Saturday, July 17, 2010


Yesterday a child came out to wonder. Caught a dragonfly inside a jar.
Fearful when the sky was full of thunder, And tearful at the falling of a star
Then the child moved ten times round the seasons, Skated over ten clear frozen streams
Words like, when you’re older, must appease him, and promises of someday make his dreams.
And the seasons they go round and round, and the painted ponies go up and down
We’re captive on the carousel of time. We can’t return we can only look behind
From where we came, and go round and round and round on the circle game.

We sang with arms intertwined, mesmerized by the campfire flames, childish voices rising with smoke as our pleas.  Memorized words encapsulating a grief that we didn’t recognize.  I loved the song.  “The Circle Game” meant summer camp, guitars and campfires, smoky t-shirts and hands to hold.  And yet, I sang without comprehension, absent of a panic that set in years later.

“We can’t return, we can only look behind from where we came, and go round and round and round in the circle game.”

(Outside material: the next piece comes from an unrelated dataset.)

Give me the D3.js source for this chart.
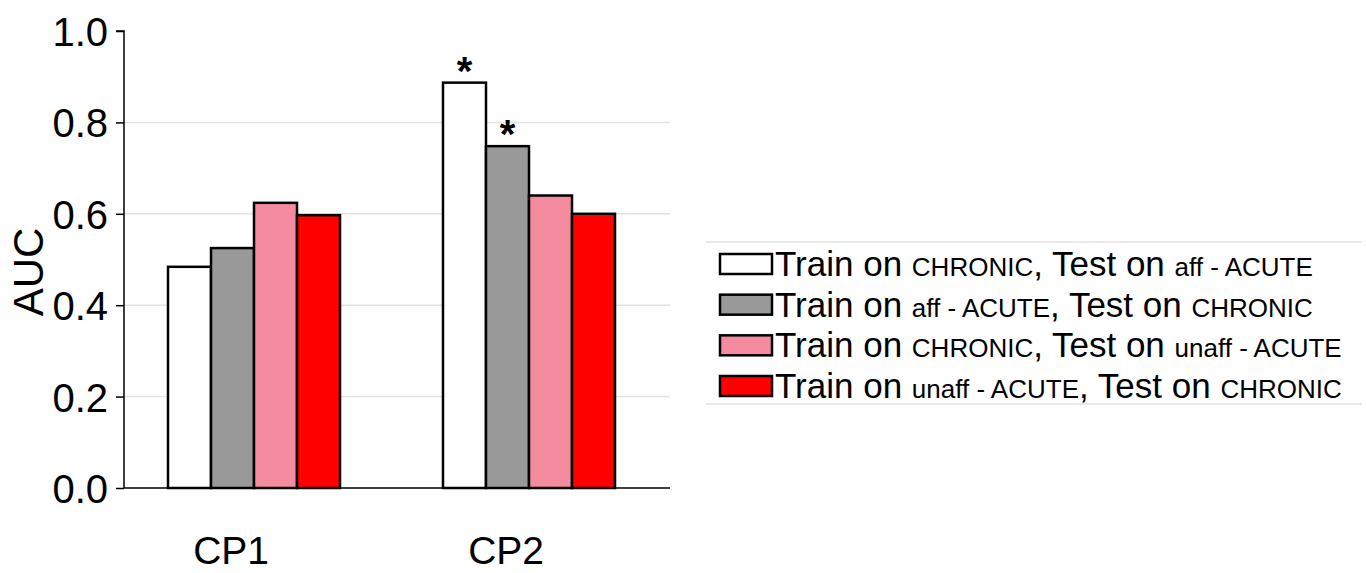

But as I read the lyrics today, I search for the missing verse.  The lines that detail getting off of the merry-go-round, an escape from repeated lessons and circular living.  I picture the slow spinning and realize that I could stand here forever, and watch the same pink pony return again and again.  The ride does return, doomed to revisit the same path eternally.  I understand the message, and the mourning of spent childhoods, passed adolescence, and approaching gray hairs.  I understand the theme of wishing for a pause button, and how seasons seem to accelerate the older I get.

 But the ride has lost its thrill; after so many circles, I’m ready to try something new.  No longer content to simply wave at beauty and watch the world pass me by, I itch for new lessons, new adventure, and new scenery.  I could sit upon my pony, passively toeing the line, but it seems there are better things ahead.  I’d rather not miss the swing ride, the log flume, or the sticky cotton candy as the side dish for the magician’s act. 

I know I can’t go home again.  I realize that years pass by and it’s shockingly easy to wake up having missed the past decade.  I have learned the same lessons over and over, my stubbornness tripping over my future as I trace the familiar walls of the same hole.  But it’s time to move on.  My painted pony is getting uncomfortable, as I stay rooted on its dizzying spin.

 It’s time for new dreams.  It’s time to wave goodbye at history and mourn lost chances.  It’s time to make peace with old doubts and leave behind healed scars.  It’s time to appreciate the simplicity of the merry-go-round as I head off to new risks, new opportunities, and new chances, learning new tunes as I walk. 

The melody still moves me, wistful for old friends and childhood laughter.  I still pause, aching as my pony returns again and loved ones have walked on, tired of the same scene for decades.  I might miss my familiar ride, and the gently safety of its routine. 

But I’m done being captive.  The seasons will go round and round regardless.  It’s time to stop merely “looking back from where we came”.  It’s time for new horizons.